Still, Machado remains very much a product of her past. Until now she has hesitated to discuss the juicier details for fear of exploitation. And colorful they are—so much so that as late as last December, she waffled on whether her book should focus more on the exotic family history or on her own quite scintillating exploits that started with that luncheon in Lima. (The first draft, she e-mails later, “starts in Shanghai with some references to my mother’s family and ends here in my house in Sag Harbor.”)
“He was brilliant; he was funny, handsome,” Machado recalls of Dominguín. “[I was] swept away. Of course, he swept away 10 million women, also. But it wasn’t a one-night stand. It lasted quite a long time.”
The relationship exposed her to the world of the bullfight, of which she had known nothing. “It had all the romance, the mystery, pageantry, which at this time I didn’t know.” And a cast of characters to match, worthy of a Hemingway novel. But then, Hemingway observed Dominguín’s bullfighting family relentlessly, and would soon chronicle his fierce rivalry with his brother-in-law, Antonio Ordóñez, in a Life magazine series, later published as The Dangerous Summer.
Part of the matador’s inner circle was his brother, who was also his best friend and became something of a companion-protector to Machado. Though married with children, “he was wonderful to me,” she says. “He kept me company, brought me places when Miguel couldn’t.” And there was “the little dwarf,” who “was like his jester. He was a bullfighting aficionado, and he worked in the national museum in Madrid. But whenever there was a big group, he traveled with us.”

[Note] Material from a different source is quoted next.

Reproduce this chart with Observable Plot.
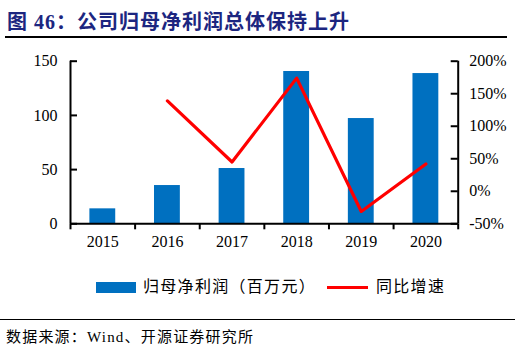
<!DOCTYPE html>
<html>
<head>
<meta charset="utf-8">
<script src="https://cdn.jsdelivr.net/npm/d3@7"></script>
<script src="https://cdn.jsdelivr.net/npm/@observablehq/plot@0.6"></script>
<style>
  html, body { margin: 0; padding: 0; background: #fff; }
  body { width: 532px; height: 352px; position: relative; overflow: hidden; font-family: "Liberation Serif", "Noto Sans CJK SC", serif; }
  .abs { position: absolute; white-space: nowrap; }
  #title { left: 7px; top: 9px; font-size: 20px; line-height: 26px; font-weight: bold; color: #1c2680; letter-spacing: 1px; }
  #rule1 { left: 5px; top: 36px; width: 502px; height: 1.5px; background: #000; }
  #chart { left: 0; top: 40px; }
  .legtxt { font-size: 16px; line-height: 20px; top: 277px; letter-spacing: 1.3px; color: #000; }
  #rule2 { left: 0; top: 318.5px; width: 515px; height: 1.5px; background: #000; }
  #source { left: 6px; top: 326px; font-size: 15px; line-height: 22px; letter-spacing: 1.2px; color: #000; }
</style>
</head>
<body>
<div id="title" class="abs">图 46：公司归母净利润总体保持上升</div>
<div id="rule1" class="abs"></div>
<div id="chart" class="abs"></div>
<div class="abs" style="left:96px;top:282px;width:40px;height:11px;background:#0070C0"></div>
<div class="abs legtxt" style="left:143px">归母净利润（百万元）</div>
<div class="abs" style="left:327px;top:286px;width:41px;height:3px;background:#FF0000"></div>
<div class="abs legtxt" style="left:376px">同比增速</div>
<div id="rule2" class="abs"></div>
<div id="source" class="abs">数据来源：Wind、开源证券研究所</div>
<script>
const years = ["2015", "2016", "2017", "2018", "2019", "2020"];
const profit = [13.8, 35.3, 51.0, 140.5, 97.1, 138.6];
const growthYears = ["2016", "2017", "2018", "2019", "2020"];
const growth = [139, 45, 174, -31, 42];
const leftTicks = [0, 50, 100, 150];
const rightTicks = [-50, 0, 50, 100, 150, 200];

// map right-axis percent onto left-axis units: -50% -> 0, 200% -> 150
const toLeft = p => (p + 50) * 150 / 250;
const fromLeft = v => Math.round(v * 250 / 150 - 50);

const bars = years.map((y, i) => ({i, year: y, value: profit[i]}));
const line = growthYears.map((y, j) => ({i: years.indexOf(y), pct: growth[j]}));
const xDomain = [-0.5, years.length - 0.5];

const W = 532, ML = 70, MR = 74.3, TICK = 7;
const frameW = W - ML - MR;

const chart = Plot.plot({
  width: W,
  height: 230,
  marginTop: 20.7,
  marginBottom: 46.7,
  marginLeft: ML,
  marginRight: MR,
  style: {fontFamily: "'Liberation Serif', serif", fontSize: "16px", color: "#000", background: "transparent"},
  x: {type: "linear", domain: xDomain, label: null},
  y: {domain: [0, 150], label: null},
  marks: [
    Plot.rectY(bars, {x1: d => d.i - 0.2, x2: d => d.i + 0.2, y: "value", fill: "#0070C0"}),
    Plot.line(line, {x: "i", y: d => toLeft(d.pct), stroke: "#FF0000", strokeWidth: 3.2}),
    // x axis: year labels, boundary ticks pointing down
    Plot.axisX({ticks: d3.range(years.length), tickFormat: i => years[i], tickSize: 0, tickPadding: 12, fontSize: 16, label: null}),
    Plot.axisX({ticks: d3.range(-0.5, years.length, 1), tickFormat: () => "", tickSize: 6, strokeWidth: 2, label: null}),
    // y axes labels
    Plot.axisY({anchor: "left", ticks: leftTicks, tickSize: 0, tickPadding: 13, fontSize: 16, label: null}),
    Plot.axisY({anchor: "right", ticks: rightTicks.map(toLeft), tickFormat: v => fromLeft(v) + "%", tickSize: 0, tickPadding: 11, fontSize: 16, label: null}),
    // axis lines
    Plot.ruleX([xDomain[0]], {y1: 0, y2: 150, stroke: "#000", strokeWidth: 2}),
    Plot.ruleX([xDomain[1]], {y1: 0, y2: 150, stroke: "#000", strokeWidth: 2}),
    Plot.ruleY([0], {stroke: "#000", strokeWidth: 2}),
    // inward ticks
    Plot.ruleY(leftTicks, {y: d => d, insetRight: frameW - TICK, stroke: "#000", strokeWidth: 2}),
    Plot.ruleY(rightTicks, {y: d => toLeft(d), insetLeft: frameW - TICK, stroke: "#000", strokeWidth: 2})
  ]
});
document.getElementById("chart").appendChild(chart);
</script>
</body>
</html>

Travel was constant, and along the way the couple spent time with a who’s who of the cultural elite of the day, many whose photos grace the walls of Machado’s den. She found Picasso “charming, flirtatious, old.” But not so Errol Flynn, whom she met at a lunch on his boat. If the vessel was glossy, she saw its owner as more slippery still. On board were his 17-year-old girlfriend and the girl’s mother. Flynn was “a punk,” Machado says, and the girl, “what you call in London a scrubber.” A visit to another boat afforded an introduction to its owner, Revlon founder Charles Revson, “a typical businessman—charming.” (Incidentally, much later she would, for 17 years, style the Revlon commercials shot by Avedon.) Machado met producers, actors, artists. “All these people. I was just there. What can I tell you?” she muses. “It wasn’t that I was running around dancing with them.” Which was for the better, as Dominguín was, “you know,”—Machado nods her head—“very jealous.”